1.2.3. Le système allemand

C’est pour lutter contre la suprématie mondiale de l’Angleterre victorienne que l’Allemagne du IIe Reich a choisi une stratégie de conquête commerciale. Cette détermination géostratégique a conduit ces deux pays à bâtir des systèmes d’information adaptés à leurs besoins (Commissariat général du plan, Martre, 1994).

La pratique allemande de l’intelligence économique jouit d’une mémoire historique longue. L’esprit collectif qui l’anime trouve ses origines, à partir du XIIIème siècle, dans l’organisation commerciale de la Ligue hanséatique, véritable réseau d’affaires et de pilotage de l’information économique entre marchands, commis voyageurs et financiers. Au XIXème siècle, le jeune Etat allemand incite banquiers et industriels à coopérer, afin de pallier sa faible crédibilité financière et de contester la suprématie anglaise. Cette volonté fonde aujourd’hui l’organisation des flux d’informations, qui convergent vers le cœur stratégique allemand constitué par les banques, les grands groupes industriels et les compagnies d’assurances (Clerc, 1995).

Les réseaux sont bâtis sur la confiance, la discrétion, l’intérêt commun et le respect de la parole donnée. L’effet de la modernisation voulue et réalisée dès la fin du XIXème siècle par Bismarck a permis de donner à l’Allemagne une vision, une ambition et la volonté de surclasser les britanniques.
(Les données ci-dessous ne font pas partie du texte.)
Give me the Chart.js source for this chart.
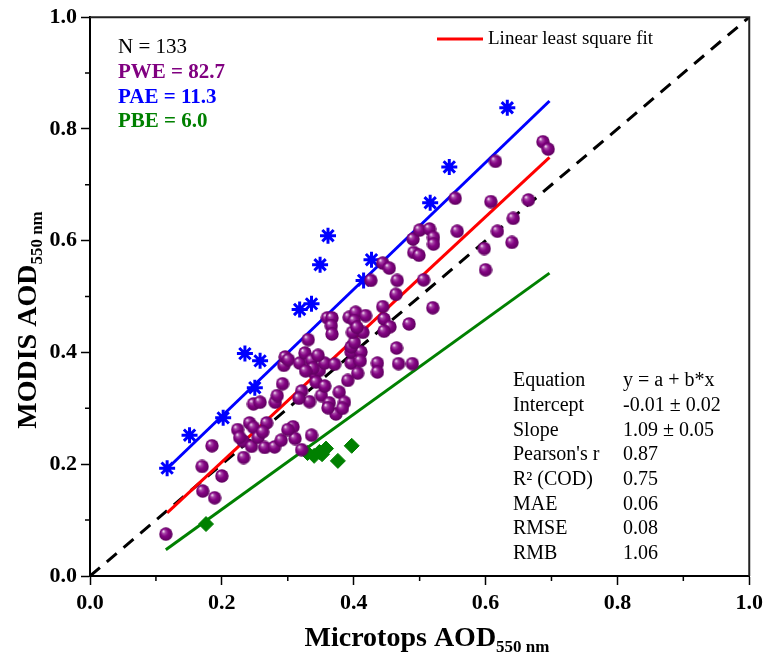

La modernité du modèle social et le soutien apporté à Hitler en 1933 ont montré les prouesses de l’économie de guerre. Après 1945, cette même volonté a permis une reconstruction et une démocratisation rapides. Aujourd’hui, l’organisation est articulée autour d’un cœur industrie-banque-assurance (clubs de patrons) autour duquel gravitent les administrations, le monde politique, les länder, le tissu économique régional, les syndicats et 6 000 sociétés de commerce, la Bundesbank et le gouvernement fédéral. A cette organisation viennent s’ajouter des qualités humaines telles que le patriotisme économique des représentants diplomatiques, les réseaux relationnels des décideurs, les actions collectives et la discipline.
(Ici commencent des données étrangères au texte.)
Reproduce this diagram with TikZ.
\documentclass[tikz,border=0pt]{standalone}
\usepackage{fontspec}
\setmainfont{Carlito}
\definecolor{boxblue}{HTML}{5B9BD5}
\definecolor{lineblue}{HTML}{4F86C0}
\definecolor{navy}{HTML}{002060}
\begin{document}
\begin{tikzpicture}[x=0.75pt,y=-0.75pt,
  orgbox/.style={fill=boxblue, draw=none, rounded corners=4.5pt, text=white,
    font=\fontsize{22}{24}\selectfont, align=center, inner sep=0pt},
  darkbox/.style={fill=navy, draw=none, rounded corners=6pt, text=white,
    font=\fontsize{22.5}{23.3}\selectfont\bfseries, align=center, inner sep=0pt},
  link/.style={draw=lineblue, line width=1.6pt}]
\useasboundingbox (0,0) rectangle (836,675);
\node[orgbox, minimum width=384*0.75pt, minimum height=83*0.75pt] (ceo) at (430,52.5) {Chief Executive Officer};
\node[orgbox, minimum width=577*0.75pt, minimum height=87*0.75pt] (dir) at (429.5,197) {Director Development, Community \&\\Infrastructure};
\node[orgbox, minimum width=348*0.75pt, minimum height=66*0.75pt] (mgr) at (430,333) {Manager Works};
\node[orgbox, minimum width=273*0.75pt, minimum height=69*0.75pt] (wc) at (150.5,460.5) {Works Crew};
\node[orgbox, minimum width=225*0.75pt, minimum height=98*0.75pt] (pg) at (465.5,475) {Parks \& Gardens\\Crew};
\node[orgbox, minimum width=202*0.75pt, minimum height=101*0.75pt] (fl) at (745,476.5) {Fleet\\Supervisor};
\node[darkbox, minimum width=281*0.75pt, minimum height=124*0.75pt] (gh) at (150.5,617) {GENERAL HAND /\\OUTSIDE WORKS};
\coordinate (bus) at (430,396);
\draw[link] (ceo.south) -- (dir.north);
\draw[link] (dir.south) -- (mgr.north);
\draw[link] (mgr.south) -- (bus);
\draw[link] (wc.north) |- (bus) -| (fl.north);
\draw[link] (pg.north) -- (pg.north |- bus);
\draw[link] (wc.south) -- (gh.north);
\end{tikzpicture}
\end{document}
Le système allemand d’intelligence économique mobilise efficacement cet ensemble élargi d’acteurs. La capacité d’élaboration de véritables stratégies de positionnement sur les marchés mondiaux allie la coopération politique et culturelle, et la coopération économique et technologique. Les fondations proches des partis politiques, comme la fondation Konrad-Adenauer, jouent un rôle essentiel. Implantées à l’étranger, elles contribuent en tant qu’instrument d’influence à diffuser le modèle économique et culturel allemand, tout en alimentant les réseaux d’information.

L’intelligence économique allemande fonctionne comme une véritable mutualité du renseignement. Ce réseau bâti comme internet est l’héritier d’une longue tradition comme le montre B. Henri 31   :

‘Les cartels allemands ont élaboré leurs tactiques de pénétration des marchés extérieurs selon une méthode militaire, en faisant appel à diverses sources d’information : le corps consulaire allemand, les commis voyageurs, les sociétés de commerce, les fichiers thématiques, les comptables et les commerciaux des services de renseignements privés. La planification des objectifs à atteindre, la précision des tâches à effectuer, la rigueur d’exécution des investigations, la centralisation et la mise à jour permanente des fichiers économiques ont permis à l’Allemagne de posséder une avance culturelle indéniable dans l’ingénierie de l’information. Cette culture du renseignement constitue les supports précieux dont dispose l’Allemagne réunifiée pour s’introduire dans les pays de l’Est.’
Notes
31.

HENRI Brigitte, “ Le rôle majeur du renseignement économique et financier ”, Université de Reims-Champagne-Ardenne, 1991.